British Heroes of Justice and Truth
But there were the courageous few in Britain who were not afraid to speak out and demand justice and truth even though they were subsequently ridiculed, lied about, harangued and even framed for crimes that they never committed by the British media and British state. These heroic people included ex-British soldiers such as Colin Wallace and Fred Holroyd (who also exposed the British Intelligence cover-up of abuse of children in the Kincora Boys Home Belfast by Unionist paramilitaries) and those unnamed squaddies who gave evidence of the psychopathic behaviour of some of their fellow soldiers involved in the shooting of unarmed civilians; British politicians such as Tony Benn, Ken Livingstone, Jeremy Corbyn and Clare Short; British investigative journalists such as Chris Mullin; lawyers such as Michael Mansfield and Gareth Pierce; artists such as Paul McCartney, John Lennon and Vanessa Redgrave; and British police officers such as Deputy Chief Constable John Stalker who exposed the shoot-to-kill actions of the security forces under which suspected IRA members were deliberately killed without any attempt to arrest them.
Why A Reign of Terror in Northern Ireland?
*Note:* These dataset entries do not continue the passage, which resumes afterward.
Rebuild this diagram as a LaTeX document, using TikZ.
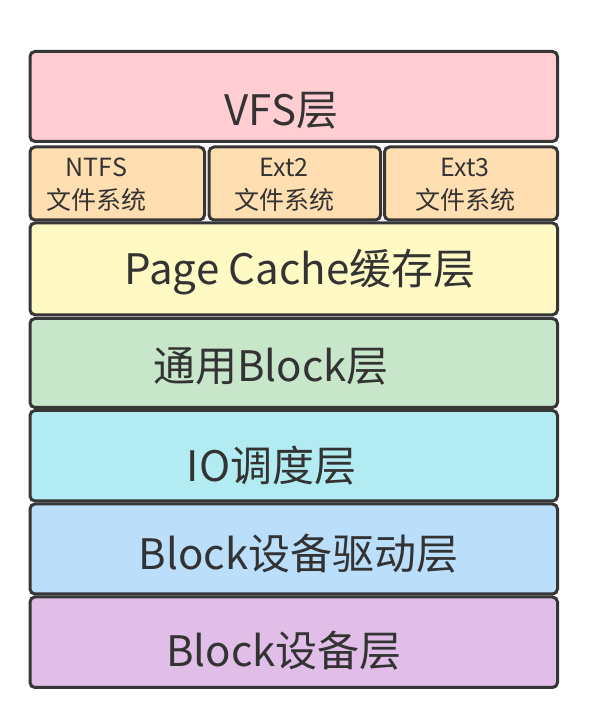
\documentclass[tikz,border=0pt]{standalone}
\usepackage{fontspec}
\setmainfont{Noto Sans CJK SC}
\definecolor{edge}{HTML}{363636}
\definecolor{txt}{HTML}{333333}
\definecolor{cpink}{HTML}{FFCDD2}
\definecolor{corange}{HTML}{FFDFB1}
\definecolor{cyellow}{HTML}{FFF9C4}
\definecolor{cgreen}{HTML}{C8E6C9}
\definecolor{ccyan}{HTML}{B2EBF2}
\definecolor{cblue}{HTML}{BBDEFB}
\definecolor{cpurple}{HTML}{E1BEE7}
\tikzset{
  layerbox/.style={draw=edge, line width=3pt, rounded corners=5pt, inner sep=0pt, rectangle},
  bigtext/.style={anchor=base, inner sep=0pt, text=txt, font=\fontsize{42}{50}\selectfont},
  smalltext/.style={anchor=base, inner sep=0pt, text=txt, font=\fontsize{25}{30}\selectfont},
}
\begin{document}
\begin{tikzpicture}[x=1pt,y=1pt]
\useasboundingbox[fill=white] (0,0) rectangle (591,723);
% boxes
\node[layerbox, fill=cpink, minimum width=527.5pt, minimum height=90pt] (vfs) at (293.75,626.5) {};
\node[layerbox, fill=corange, minimum width=174.5pt, minimum height=73pt] (ntfs) at (117.25,539.5) {};
\node[layerbox, fill=corange, minimum width=171.5pt, minimum height=73pt] (ext2) at (294.75,539.5) {};
\node[layerbox, fill=corange, minimum width=173pt, minimum height=73pt] (ext3) at (471,539.5) {};
\node[layerbox, fill=cyellow, minimum width=527.5pt, minimum height=91.8pt] (cache) at (293.75,454.1) {};
\node[layerbox, fill=cgreen, minimum width=527.5pt, minimum height=89pt] (block) at (293.75,360) {};
\node[layerbox, fill=ccyan, minimum width=527.5pt, minimum height=90.5pt] (io) at (293.75,267.25) {};
\node[layerbox, fill=cblue, minimum width=527.5pt, minimum height=90pt] (driver) at (293.75,174) {};
\node[layerbox, fill=cpurple, minimum width=527.5pt, minimum height=90.5pt] (device) at (293.75,80.75) {};
% texts
\node[bigtext] (tvfs) at (281.5,597.5) {VFS层};
\node[bigtext] (tcache) at (300,438) {Page Cache缓存层};
\node[bigtext] (tblock) at (271,341) {通用Block层};
\node[bigtext] (tio) at (271.5,241) {IO调度层};
\node[bigtext] (tdriver) at (298.5,153) {Block设备驱动层};
\node[bigtext] (tdevice) at (284,56) {Block设备层};
\node[smalltext] (tntfsa) at (96.5,546) {NTFS};
\node[smalltext] (tntfsb) at (96.5,513) {文件系统};
\node[smalltext] (text2a) at (284,546) {Ext2};
\node[smalltext] (text2b) at (284,513) {文件系统};
\node[smalltext] (text3a) at (465,546) {Ext3};
\node[smalltext] (text3b) at (465,513) {文件系统};
\end{tikzpicture}
\end{document}
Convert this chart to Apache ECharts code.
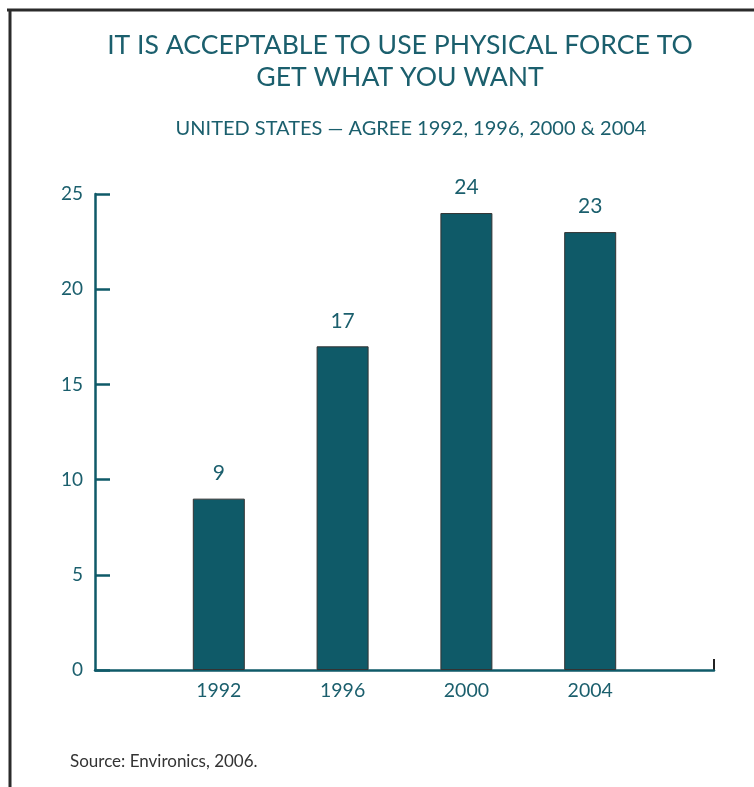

So the question has to be asked, why was such a brutal system imposed by the British establishment? The answer was partly due to the desire to protect a right wing corrupt sectarian elite in Northern Ireland because they were loyal to a British state that still had 'big power' imperial aspirations. But it was also because of the situation happening globally during the 1960s, 1970s and early 1980s. It was a time when all across the world (United States, Vietnam, Indonesia, Afghanistan, Palestine, Nicaragua, El Salvador, Chile, Angola, Mozambique, Zimbabwe, Algeria, South Africa, Palestine, Iran, Czechoslovakia, Poland…) peoples and the youth in particular were rising up against racism, discrimination, tyranny, occupation and colonialism. In the case of this island, there was a fear amongst the powerful elite in Britain that a ‘Catholic’ Ireland could go the way of a ‘Catholic’ Cuba and become a bastion of communism that could spread to neighbouring countries.